I've had the experience of going from pretty to ugly depending on who saw me. This could happen in a matter of moments, or even the same person who saw me as pretty would switch to seeing me as ugly once he learned that I was trans.

When I was seen as pretty, men would offer me rides when they saw me walking down the street, offer to do favors for me...

...and when I turned ugly, I might as well have ceased to exist. I've had people throw things at me from moving cars, tell everyone in the area about what they saw as ugly, and in general just lose all sense that people saw me as human.

And in my case, my appearance didn't change. When people saw me as a woman, they saw me as pretty, and when they saw me as trans, they saw me as worthless.

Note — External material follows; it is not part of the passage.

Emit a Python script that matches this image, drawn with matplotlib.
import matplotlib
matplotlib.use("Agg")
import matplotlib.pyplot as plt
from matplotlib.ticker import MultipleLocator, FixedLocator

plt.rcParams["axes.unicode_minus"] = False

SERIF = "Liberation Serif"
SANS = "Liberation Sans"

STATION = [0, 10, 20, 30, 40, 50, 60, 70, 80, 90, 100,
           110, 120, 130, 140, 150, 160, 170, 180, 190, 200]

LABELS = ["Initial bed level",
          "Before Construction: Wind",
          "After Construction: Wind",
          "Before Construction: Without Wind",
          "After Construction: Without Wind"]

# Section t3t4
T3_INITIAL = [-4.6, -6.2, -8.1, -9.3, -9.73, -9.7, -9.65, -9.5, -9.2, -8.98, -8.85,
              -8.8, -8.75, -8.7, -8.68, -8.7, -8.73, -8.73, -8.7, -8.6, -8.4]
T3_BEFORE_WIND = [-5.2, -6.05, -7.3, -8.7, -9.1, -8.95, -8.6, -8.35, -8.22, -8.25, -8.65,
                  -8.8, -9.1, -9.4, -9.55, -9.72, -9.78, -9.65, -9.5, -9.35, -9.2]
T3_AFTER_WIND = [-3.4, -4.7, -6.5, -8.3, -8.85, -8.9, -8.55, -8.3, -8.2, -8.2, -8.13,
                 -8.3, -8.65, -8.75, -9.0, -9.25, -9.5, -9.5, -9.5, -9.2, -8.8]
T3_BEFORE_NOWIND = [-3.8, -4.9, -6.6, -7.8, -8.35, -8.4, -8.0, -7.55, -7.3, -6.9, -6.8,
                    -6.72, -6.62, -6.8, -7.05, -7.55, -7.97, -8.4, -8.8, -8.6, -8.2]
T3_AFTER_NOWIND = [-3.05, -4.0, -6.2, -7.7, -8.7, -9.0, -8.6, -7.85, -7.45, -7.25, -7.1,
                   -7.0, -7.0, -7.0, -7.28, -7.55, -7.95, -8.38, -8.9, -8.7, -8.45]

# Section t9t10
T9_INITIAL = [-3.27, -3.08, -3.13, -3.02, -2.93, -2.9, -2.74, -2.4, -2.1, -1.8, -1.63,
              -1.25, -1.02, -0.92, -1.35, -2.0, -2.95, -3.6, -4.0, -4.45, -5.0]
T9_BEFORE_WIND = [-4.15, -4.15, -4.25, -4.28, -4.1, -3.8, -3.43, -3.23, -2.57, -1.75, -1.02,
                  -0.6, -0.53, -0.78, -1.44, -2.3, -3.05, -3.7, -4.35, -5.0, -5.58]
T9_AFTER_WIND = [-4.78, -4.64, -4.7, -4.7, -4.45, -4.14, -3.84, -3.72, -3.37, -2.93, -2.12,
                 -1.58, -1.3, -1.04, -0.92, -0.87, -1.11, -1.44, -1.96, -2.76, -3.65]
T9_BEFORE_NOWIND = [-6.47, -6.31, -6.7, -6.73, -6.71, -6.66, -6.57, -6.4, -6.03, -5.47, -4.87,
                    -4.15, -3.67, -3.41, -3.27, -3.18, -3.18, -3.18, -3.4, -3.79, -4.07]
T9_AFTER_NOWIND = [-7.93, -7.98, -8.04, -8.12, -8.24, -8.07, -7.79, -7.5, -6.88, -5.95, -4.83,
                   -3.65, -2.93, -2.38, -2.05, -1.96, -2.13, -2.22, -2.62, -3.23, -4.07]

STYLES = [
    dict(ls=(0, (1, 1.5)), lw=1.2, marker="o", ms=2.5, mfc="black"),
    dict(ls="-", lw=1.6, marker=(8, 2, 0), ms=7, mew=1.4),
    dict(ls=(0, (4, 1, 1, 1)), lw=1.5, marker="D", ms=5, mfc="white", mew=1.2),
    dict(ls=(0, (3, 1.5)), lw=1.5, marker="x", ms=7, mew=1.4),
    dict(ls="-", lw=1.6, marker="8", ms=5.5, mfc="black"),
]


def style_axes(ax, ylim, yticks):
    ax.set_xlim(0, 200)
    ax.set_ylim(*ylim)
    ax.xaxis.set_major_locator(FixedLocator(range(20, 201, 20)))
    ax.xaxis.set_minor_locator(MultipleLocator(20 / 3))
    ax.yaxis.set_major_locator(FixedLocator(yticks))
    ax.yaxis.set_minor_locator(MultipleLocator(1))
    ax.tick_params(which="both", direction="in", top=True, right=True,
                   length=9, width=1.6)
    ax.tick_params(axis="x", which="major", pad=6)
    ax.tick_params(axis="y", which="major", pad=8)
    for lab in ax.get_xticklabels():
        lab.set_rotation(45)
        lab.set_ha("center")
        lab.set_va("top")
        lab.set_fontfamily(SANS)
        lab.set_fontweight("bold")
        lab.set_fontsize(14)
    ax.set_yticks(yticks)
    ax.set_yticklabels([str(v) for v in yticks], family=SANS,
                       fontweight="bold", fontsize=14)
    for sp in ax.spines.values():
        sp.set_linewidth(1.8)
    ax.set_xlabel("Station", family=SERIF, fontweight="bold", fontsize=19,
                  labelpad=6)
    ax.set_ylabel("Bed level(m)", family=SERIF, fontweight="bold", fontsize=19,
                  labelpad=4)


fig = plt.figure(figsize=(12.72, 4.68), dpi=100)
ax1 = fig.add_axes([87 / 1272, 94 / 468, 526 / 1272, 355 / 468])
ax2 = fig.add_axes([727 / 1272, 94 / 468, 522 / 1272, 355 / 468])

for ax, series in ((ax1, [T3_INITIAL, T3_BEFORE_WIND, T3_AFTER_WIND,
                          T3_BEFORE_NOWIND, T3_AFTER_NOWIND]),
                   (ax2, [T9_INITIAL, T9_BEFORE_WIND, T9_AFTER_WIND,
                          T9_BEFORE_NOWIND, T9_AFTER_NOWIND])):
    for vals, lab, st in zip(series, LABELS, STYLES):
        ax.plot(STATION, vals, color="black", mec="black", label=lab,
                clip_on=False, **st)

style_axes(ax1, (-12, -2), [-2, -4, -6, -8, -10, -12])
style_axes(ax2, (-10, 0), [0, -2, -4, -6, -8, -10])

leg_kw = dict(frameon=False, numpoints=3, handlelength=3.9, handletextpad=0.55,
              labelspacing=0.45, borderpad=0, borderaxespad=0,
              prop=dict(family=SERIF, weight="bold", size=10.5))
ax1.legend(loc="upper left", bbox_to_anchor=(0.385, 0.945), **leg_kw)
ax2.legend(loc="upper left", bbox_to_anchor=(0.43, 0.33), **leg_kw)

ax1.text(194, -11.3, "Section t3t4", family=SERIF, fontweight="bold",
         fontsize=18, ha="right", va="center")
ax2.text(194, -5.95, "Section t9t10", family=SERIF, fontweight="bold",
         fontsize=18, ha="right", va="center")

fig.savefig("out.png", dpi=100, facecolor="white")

I needed a few days to think about this, plus laura j's comment.

Lisa Harney said...

And I realize the fact that I could look conventionally pretty has a lot to do with my white skin and red hair.

ponygirl118 said...

Thank you so much for this post. I'm not a "pretty", and I've been given shit for it all my life. Thank you for putting my feelings into coherent words.

i-dreamed-i-was said...

Miss Lady, I truly feel this. I have always felt I could never be a "pretty" girl, because "pretty" girls have this... I guess I used to call it "poise," but I think I've come to recognize it as capitulation.